Normal approximation confidence intervals

R doesn’t have a function to compute a confidence interval from a normal distribution, so we will write one

#
norm.interval = function(data, conf.level = 0.95) 
{z = qnorm((1 - conf.level)/2, lower.tail = FALSE)

 variance = var(data, na.rm=T)
 xbar = mean(data, na.rm=T)
 sdx = sqrt(variance/length(data))
 c(xbar - z * sdx, xbar + z * sdx) }

norm.interval(newpums$mywage)

## [1] 45493.76 46101.98

or we can use the t distribution, which t.test() will give us

t.test(newpums$mywage)

## 
##  One Sample t-test
## 
## data:  newpums$mywage
## t = 295.16, df = 144290, p-value < 2.2e-16
## alternative hypothesis: true mean is not equal to 0
## 95 percent confidence interval:
##  45493.76 46101.99
## sample estimates:
## mean of x 
##  45797.87

likewise, R doesn’t have a function to compute a confidence interval for a variance, whose sampling distribution is a \(\chi^2\), so we write one of those too:

 var.interval = function(data, conf.level = 0.95) {
  df = length(data) - 1
       chilower = qchisq((1 - conf.level)/2, df)
       chiupper = qchisq((1 - conf.level)/2, df, lower.tail = FALSE)
       v = var(data, na.rm=T)
   c(df * v/chiupper, df * v/chilower) }

var(newpums$mywage, na.rm=T)

## [1] 3473843922

var.interval(newpums$mywage)

## [1] 3448634046 3499332528

Bootstrap confidence intervals

We see below the hard way to do a bootstrap, by doing it ourselves, and the easy way using the bootstrap library.

Here, I calculate confidence intervals by simulation, this is referred to as boot strapping the mean

n.sim<-1000

mus<-numeric(n.sim)
vars<-numeric(n.sim)
for (i in 1:n.sim){  
  dat<-sample(newpums$mywage,size=length(newpums$mywage), replace=T)
  mus[i]<-mean(dat, na.rm=T)
  vars[i]<-var(dat, na.rm=T)
}


par(mfrow=c(1,2))
hist(mus,freq=F, main="Bootstrap distribution of means")
abline(v=mean(newpums$mywage, na.rm=T), col=2, lwd=3)

hist(vars, freq=F,main="Bootstrap distribution of variance")
abline(v=var(newpums$mywage, na.rm=T), col=2, lwd=3)

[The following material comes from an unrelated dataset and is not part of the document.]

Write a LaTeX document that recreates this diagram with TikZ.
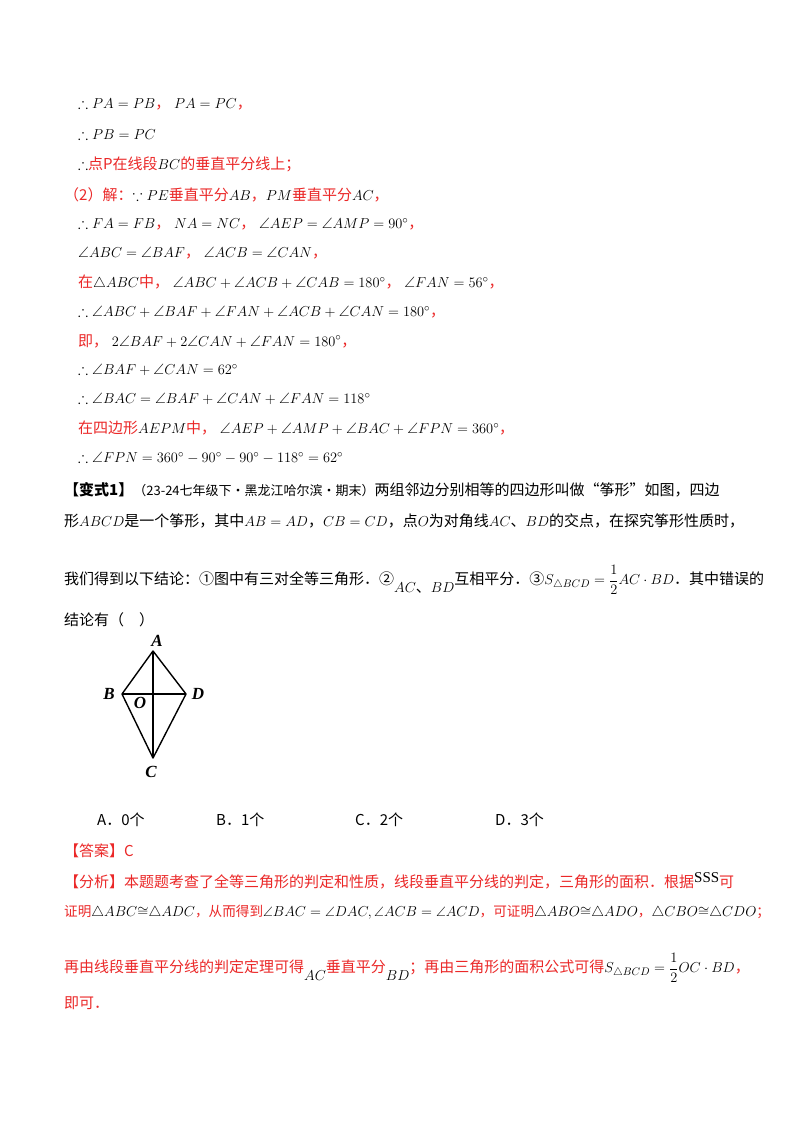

Here are the bootstrap confidence intervals using percentile method

quantile(mus, p=c(.025, .975))

##     2.5%    97.5% 
## 45490.96 46094.91

quantile(vars, p=c(.025, .975))

##       2.5%      97.5% 
## 3377140061 3577603065

or we could use the bootstrap library, but these will give slightly different answers, but they’re pretty close

library (bootstrap)

test1<-bootstrap(newpums$mywage, nboot=1000, theta=mean, na.rm=T)

sd(test1$thetastar)

## [1] 161.7466

sd(mus)

## [1] 156.5303

library(boot)
my.mean = function(x, indices) {
return( mean( x[indices] ) )
}

myboot<-boot(newpums$mywage, my.mean,  R=1000)

myboot

## 
## ORDINARY NONPARAMETRIC BOOTSTRAP
## 
## 
## Call:
## boot(data = newpums$mywage, statistic = my.mean, R = 1000)
## 
## 
## Bootstrap Statistics :
##     original    bias    std. error
## t1* 45797.87 -12.16156    157.5445

sd(mus)

## [1] 156.5303